- Material provided -

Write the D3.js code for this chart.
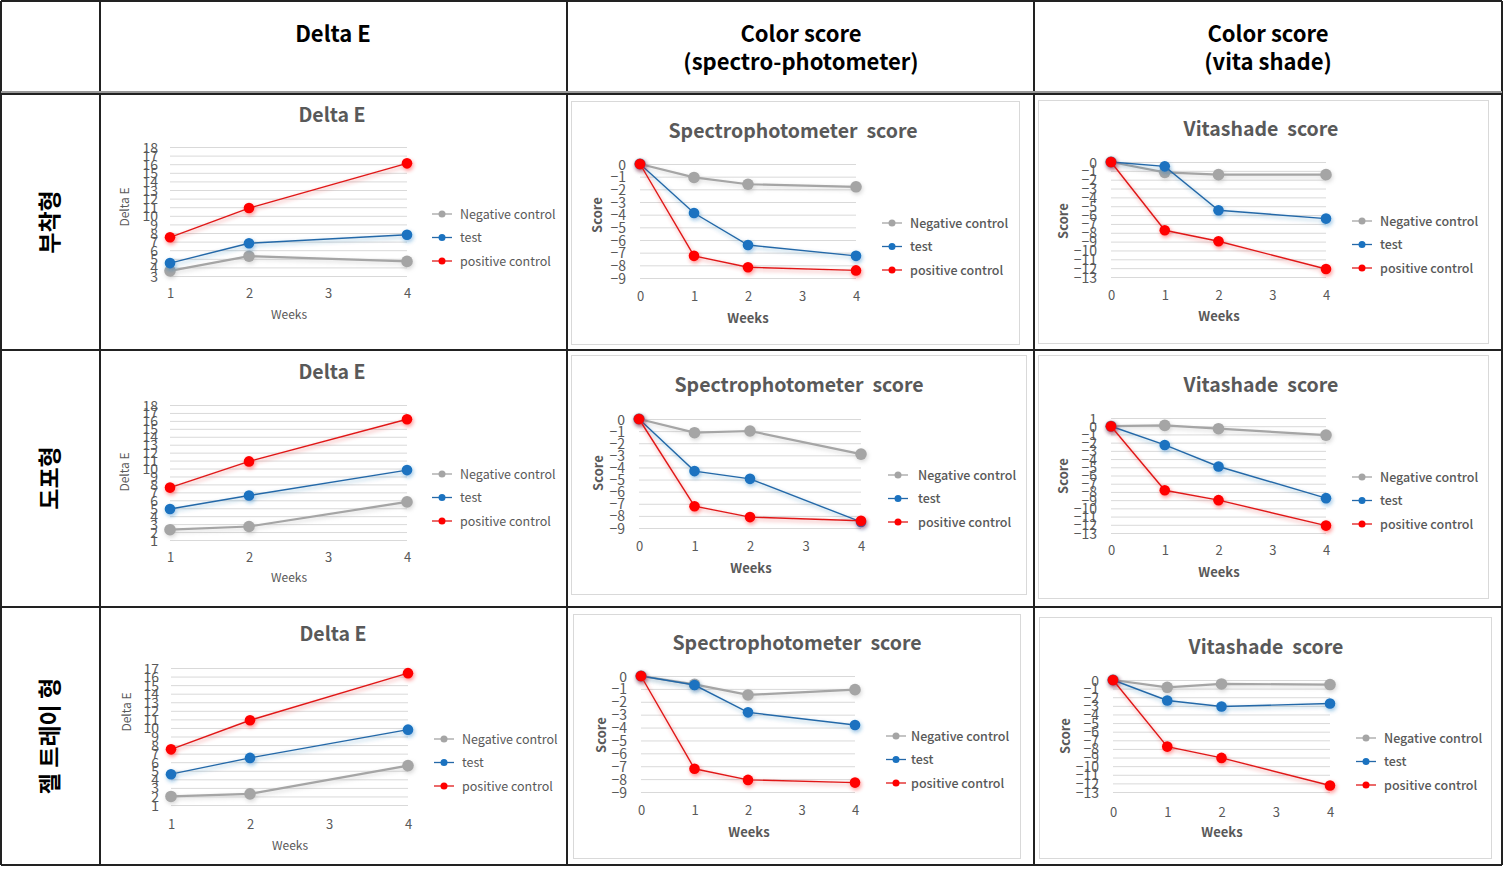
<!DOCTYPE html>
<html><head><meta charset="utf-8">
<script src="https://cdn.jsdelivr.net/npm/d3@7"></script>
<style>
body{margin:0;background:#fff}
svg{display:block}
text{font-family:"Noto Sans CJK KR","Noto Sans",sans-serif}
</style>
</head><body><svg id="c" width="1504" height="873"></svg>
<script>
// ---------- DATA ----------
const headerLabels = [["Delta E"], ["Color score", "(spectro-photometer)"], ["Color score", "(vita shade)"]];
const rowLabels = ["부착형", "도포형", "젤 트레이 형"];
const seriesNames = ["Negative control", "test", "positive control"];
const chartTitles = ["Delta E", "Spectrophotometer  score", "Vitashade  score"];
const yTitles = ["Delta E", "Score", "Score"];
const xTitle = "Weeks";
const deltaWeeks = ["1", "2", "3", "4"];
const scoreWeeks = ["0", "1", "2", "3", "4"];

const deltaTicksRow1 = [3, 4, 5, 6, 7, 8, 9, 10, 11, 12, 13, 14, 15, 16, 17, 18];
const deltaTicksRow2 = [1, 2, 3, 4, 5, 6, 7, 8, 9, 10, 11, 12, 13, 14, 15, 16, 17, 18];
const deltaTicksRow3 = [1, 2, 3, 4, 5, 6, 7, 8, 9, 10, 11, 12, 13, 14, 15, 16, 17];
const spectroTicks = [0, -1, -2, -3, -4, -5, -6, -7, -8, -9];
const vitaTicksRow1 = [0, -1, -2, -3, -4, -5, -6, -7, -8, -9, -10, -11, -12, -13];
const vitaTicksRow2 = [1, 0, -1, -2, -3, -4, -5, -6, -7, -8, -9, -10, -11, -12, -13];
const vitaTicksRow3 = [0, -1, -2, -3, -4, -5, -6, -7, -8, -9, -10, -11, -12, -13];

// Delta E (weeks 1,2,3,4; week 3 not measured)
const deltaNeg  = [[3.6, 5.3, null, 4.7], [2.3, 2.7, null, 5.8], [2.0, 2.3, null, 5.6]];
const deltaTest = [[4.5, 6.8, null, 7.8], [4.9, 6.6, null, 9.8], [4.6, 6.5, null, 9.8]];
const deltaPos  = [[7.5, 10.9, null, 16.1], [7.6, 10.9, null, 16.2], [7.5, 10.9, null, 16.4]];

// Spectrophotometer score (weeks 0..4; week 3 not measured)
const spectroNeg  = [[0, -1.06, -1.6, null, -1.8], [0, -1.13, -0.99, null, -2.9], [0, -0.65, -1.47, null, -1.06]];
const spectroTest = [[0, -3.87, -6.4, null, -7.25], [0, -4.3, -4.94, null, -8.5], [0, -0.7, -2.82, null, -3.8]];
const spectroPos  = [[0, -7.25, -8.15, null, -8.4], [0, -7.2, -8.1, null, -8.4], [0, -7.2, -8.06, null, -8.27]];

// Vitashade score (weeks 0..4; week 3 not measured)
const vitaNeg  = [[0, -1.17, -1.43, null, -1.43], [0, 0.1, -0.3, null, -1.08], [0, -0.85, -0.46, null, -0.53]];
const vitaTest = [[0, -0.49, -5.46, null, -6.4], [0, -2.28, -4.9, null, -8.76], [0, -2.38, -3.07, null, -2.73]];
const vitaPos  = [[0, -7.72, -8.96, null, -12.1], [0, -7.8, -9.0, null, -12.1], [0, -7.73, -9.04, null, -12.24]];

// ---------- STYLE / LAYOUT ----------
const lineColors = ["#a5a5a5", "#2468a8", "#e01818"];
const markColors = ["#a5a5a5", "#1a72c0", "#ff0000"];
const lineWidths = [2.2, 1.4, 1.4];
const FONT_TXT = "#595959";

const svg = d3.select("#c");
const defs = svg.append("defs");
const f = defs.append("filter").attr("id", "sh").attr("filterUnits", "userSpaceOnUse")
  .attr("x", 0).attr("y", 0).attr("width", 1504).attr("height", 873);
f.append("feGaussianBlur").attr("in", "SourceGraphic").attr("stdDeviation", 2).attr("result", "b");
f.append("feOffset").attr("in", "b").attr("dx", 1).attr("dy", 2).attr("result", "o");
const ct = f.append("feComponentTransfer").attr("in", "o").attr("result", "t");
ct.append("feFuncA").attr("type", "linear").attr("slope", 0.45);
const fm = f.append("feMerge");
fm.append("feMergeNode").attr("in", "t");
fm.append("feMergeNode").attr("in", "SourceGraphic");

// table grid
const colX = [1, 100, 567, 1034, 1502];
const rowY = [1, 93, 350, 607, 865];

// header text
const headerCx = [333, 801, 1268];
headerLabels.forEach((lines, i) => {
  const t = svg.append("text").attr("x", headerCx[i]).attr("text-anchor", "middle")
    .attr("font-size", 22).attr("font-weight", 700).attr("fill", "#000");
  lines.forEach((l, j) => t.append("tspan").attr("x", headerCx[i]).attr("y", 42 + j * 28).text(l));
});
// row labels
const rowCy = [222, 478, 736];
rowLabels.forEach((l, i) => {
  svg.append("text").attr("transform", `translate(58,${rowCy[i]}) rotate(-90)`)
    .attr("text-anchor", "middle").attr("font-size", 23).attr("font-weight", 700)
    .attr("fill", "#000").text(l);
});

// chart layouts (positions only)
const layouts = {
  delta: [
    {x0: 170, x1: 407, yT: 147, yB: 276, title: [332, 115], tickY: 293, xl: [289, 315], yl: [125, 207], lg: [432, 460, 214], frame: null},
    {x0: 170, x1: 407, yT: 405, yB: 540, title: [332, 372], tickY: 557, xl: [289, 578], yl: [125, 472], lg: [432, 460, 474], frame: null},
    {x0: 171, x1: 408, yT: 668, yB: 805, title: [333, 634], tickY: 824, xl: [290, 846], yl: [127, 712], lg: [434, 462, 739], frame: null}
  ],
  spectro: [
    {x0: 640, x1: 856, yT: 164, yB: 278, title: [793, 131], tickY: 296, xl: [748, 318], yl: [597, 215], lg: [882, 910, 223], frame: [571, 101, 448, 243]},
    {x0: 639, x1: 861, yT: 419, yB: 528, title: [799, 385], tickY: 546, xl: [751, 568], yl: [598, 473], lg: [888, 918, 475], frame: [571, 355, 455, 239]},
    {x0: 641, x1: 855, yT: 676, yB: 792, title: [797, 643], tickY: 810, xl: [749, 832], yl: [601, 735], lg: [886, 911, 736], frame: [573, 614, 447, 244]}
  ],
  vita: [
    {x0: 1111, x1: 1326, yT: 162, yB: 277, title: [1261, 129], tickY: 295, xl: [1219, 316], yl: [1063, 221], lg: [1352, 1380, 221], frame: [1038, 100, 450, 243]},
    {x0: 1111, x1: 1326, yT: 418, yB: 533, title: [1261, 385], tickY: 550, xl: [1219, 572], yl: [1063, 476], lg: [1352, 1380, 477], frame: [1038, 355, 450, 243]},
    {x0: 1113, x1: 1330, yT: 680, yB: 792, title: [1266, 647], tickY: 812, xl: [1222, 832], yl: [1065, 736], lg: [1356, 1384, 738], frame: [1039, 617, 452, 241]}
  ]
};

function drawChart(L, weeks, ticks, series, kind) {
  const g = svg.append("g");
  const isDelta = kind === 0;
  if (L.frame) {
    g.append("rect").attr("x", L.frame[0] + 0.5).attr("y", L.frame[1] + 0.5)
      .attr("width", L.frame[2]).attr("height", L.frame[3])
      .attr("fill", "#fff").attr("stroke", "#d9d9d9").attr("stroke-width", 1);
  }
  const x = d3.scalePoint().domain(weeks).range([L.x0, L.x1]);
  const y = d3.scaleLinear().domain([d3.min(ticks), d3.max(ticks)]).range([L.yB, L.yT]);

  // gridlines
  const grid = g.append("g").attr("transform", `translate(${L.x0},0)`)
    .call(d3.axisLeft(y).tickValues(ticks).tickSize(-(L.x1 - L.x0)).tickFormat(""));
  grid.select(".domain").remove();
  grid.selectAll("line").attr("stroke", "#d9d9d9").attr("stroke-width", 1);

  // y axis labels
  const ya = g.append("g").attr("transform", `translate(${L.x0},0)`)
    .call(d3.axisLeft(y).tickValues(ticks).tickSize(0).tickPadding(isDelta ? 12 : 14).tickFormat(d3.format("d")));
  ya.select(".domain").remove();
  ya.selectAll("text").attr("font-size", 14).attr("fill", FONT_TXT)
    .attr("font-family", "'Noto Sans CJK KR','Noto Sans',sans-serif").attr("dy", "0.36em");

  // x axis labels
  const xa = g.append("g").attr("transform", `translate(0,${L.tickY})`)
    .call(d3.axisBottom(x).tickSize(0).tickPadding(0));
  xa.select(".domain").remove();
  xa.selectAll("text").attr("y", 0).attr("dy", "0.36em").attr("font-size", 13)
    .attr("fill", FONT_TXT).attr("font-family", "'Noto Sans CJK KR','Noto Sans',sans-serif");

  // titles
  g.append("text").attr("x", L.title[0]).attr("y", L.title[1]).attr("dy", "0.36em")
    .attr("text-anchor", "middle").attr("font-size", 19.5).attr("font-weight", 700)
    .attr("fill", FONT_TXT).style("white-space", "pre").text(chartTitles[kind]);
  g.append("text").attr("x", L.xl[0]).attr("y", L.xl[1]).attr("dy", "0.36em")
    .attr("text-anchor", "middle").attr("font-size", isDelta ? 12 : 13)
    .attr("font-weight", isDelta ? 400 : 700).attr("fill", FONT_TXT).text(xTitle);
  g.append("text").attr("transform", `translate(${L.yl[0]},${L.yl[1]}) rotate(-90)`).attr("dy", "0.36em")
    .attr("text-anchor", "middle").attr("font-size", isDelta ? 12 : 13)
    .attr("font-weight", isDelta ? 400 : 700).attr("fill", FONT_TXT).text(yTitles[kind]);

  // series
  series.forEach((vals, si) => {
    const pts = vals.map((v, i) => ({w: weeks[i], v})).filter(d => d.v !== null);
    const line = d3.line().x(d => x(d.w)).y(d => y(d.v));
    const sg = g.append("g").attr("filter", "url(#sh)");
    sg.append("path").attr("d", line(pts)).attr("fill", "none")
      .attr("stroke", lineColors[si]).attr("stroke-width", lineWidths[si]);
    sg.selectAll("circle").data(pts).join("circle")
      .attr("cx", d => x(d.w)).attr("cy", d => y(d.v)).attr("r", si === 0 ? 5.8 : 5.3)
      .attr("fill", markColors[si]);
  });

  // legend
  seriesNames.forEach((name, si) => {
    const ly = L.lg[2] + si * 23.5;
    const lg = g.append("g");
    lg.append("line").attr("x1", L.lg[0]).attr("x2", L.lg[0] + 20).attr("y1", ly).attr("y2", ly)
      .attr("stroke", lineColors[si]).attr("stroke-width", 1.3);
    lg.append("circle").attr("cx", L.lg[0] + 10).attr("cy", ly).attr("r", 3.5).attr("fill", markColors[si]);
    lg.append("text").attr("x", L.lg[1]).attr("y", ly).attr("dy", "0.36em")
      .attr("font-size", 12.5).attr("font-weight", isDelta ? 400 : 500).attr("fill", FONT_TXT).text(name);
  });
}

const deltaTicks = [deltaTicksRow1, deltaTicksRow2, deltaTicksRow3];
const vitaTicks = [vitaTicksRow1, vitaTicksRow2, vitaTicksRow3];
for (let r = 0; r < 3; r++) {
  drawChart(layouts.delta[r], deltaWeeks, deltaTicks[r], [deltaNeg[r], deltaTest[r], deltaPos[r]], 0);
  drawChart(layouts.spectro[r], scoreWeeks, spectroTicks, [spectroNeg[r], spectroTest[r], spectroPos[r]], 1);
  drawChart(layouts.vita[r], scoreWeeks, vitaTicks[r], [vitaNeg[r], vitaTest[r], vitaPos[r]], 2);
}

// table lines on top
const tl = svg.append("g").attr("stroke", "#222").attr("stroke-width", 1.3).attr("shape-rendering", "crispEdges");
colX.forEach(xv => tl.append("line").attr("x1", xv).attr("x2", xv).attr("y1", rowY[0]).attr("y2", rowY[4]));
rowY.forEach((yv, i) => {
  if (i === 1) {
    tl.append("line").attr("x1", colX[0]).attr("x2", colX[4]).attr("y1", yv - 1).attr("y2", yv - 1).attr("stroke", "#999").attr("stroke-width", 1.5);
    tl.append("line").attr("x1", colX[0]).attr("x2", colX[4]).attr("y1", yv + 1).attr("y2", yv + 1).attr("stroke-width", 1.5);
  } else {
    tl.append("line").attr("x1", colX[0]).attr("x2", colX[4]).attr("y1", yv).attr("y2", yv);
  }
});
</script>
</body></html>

- Short task -
Reproduce exactly the run of lines that opens the listing and closes with the line holding "-8.06, null, -8.27]];". Pictures are excluded.

- Full answer -
Write the D3.js code for this chart.
<!DOCTYPE html>
<html><head><meta charset="utf-8">
<script src="https://cdn.jsdelivr.net/npm/d3@7"></script>
<style>
body{margin:0;background:#fff}
svg{display:block}
text{font-family:"Noto Sans CJK KR","Noto Sans",sans-serif}
</style>
</head><body><svg id="c" width="1504" height="873"></svg>
<script>
// ---------- DATA ----------
const headerLabels = [["Delta E"], ["Color score", "(spectro-photometer)"], ["Color score", "(vita shade)"]];
const rowLabels = ["부착형", "도포형", "젤 트레이 형"];
const seriesNames = ["Negative control", "test", "positive control"];
const chartTitles = ["Delta E", "Spectrophotometer  score", "Vitashade  score"];
const yTitles = ["Delta E", "Score", "Score"];
const xTitle = "Weeks";
const deltaWeeks = ["1", "2", "3", "4"];
const scoreWeeks = ["0", "1", "2", "3", "4"];

const deltaTicksRow1 = [3, 4, 5, 6, 7, 8, 9, 10, 11, 12, 13, 14, 15, 16, 17, 18];
const deltaTicksRow2 = [1, 2, 3, 4, 5, 6, 7, 8, 9, 10, 11, 12, 13, 14, 15, 16, 17, 18];
const deltaTicksRow3 = [1, 2, 3, 4, 5, 6, 7, 8, 9, 10, 11, 12, 13, 14, 15, 16, 17];
const spectroTicks = [0, -1, -2, -3, -4, -5, -6, -7, -8, -9];
const vitaTicksRow1 = [0, -1, -2, -3, -4, -5, -6, -7, -8, -9, -10, -11, -12, -13];
const vitaTicksRow2 = [1, 0, -1, -2, -3, -4, -5, -6, -7, -8, -9, -10, -11, -12, -13];
const vitaTicksRow3 = [0, -1, -2, -3, -4, -5, -6, -7, -8, -9, -10, -11, -12, -13];

// Delta E (weeks 1,2,3,4; week 3 not measured)
const deltaNeg  = [[3.6, 5.3, null, 4.7], [2.3, 2.7, null, 5.8], [2.0, 2.3, null, 5.6]];
const deltaTest = [[4.5, 6.8, null, 7.8], [4.9, 6.6, null, 9.8], [4.6, 6.5, null, 9.8]];
const deltaPos  = [[7.5, 10.9, null, 16.1], [7.6, 10.9, null, 16.2], [7.5, 10.9, null, 16.4]];

// Spectrophotometer score (weeks 0..4; week 3 not measured)
const spectroNeg  = [[0, -1.06, -1.6, null, -1.8], [0, -1.13, -0.99, null, -2.9], [0, -0.65, -1.47, null, -1.06]];
const spectroTest = [[0, -3.87, -6.4, null, -7.25], [0, -4.3, -4.94, null, -8.5], [0, -0.7, -2.82, null, -3.8]];
const spectroPos  = [[0, -7.25, -8.15, null, -8.4], [0, -7.2, -8.1, null, -8.4], [0, -7.2, -8.06, null, -8.27]];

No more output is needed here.